Wednesday, April 7, 2010
Mr Sheldrick does ancient Thrace!
Bulgaria is the land of the Thracians who were a conglomerate of numerous tribes. The formation of the Thracian tribal community appreciably pre-dates - the Roman, the Celts, the Germans, the Slavs and the Scandinavians. The ancestors of the Thracians had lived on the Balkan Peninsula as far back as the new Stone Age. The name 'Thracians' first appeared at the end of the second millennium B.C. (according to Homer). 'From that time on this term gradually became the common name for the inhabitants of the area between the Carpathians and the Aegean Sea, the Black Sea and the valleys of the Morava and Vardar rivers'. During the twelfth and eleventh centuries B.C. the Thracians settled not only on the peninsular mainland and the Mediterranean islands, but also moved south-eastwards into Asia Minor.

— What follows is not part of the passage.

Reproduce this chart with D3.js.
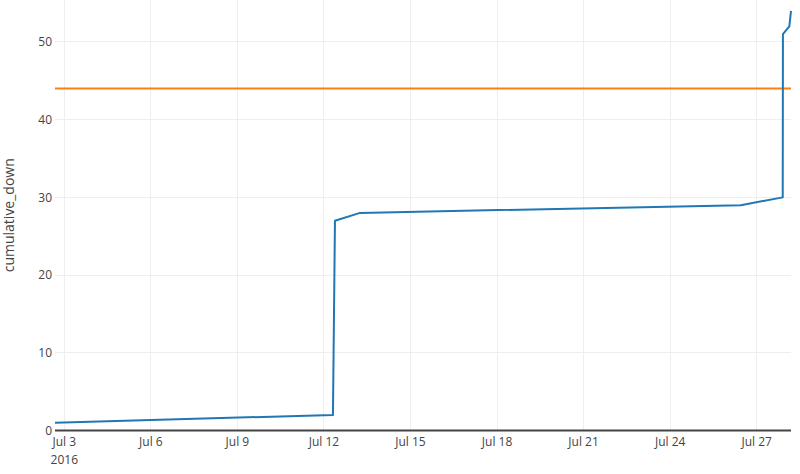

Thracians took part in the Trojan War. Homer recorded that the Thracian chieftain Rezos appeared before the walls of Troy with the most handsome and well-built horses, whiter than snow and fleet as deer.
During the first millennium B.C. the Thracian tribes were a relatively unified tribal entity.
Their history can be classified in two main periods: the first one dates from the end of the second millennium B.C. until the end of the 6th century B.C. During this period, and particularly after the eighth century B.C., Greek colonizers began to settle along the Aegean and Black Sea littoral. Quite a number of Greek city-colonies had Thracian names, including Byzantion- later Byzantium (Greek settlers from the town of Megara formed this colony, naming it after Byzas the Thracian). The second period, from the end of the 6th century until the turn of the 3rd century B.C. was the Golden Age of the Thracian state and culture.
According to Herodotus, the Thracians were a multitudinous people. Compared to the Greek city-states, whose total population numbered around 200-250 thousand, the tribal nucleus of the Thracian ethnos alone, the people living between the Danube and the Aegean Sea, numbered around one million throughout the first millennium B.C., according to rough estimates.
What the Thracians named their rulers is unknown (the Greeks called them basileus and the state basileia). The state ruler had a council of representatives of the tribal aristocracy. The taxes from the Thracian tribes within the state were levied in gold and silver as well as in the form of gifts such as cloth and other articles. A dragon was depicted on the standard of the Thracians.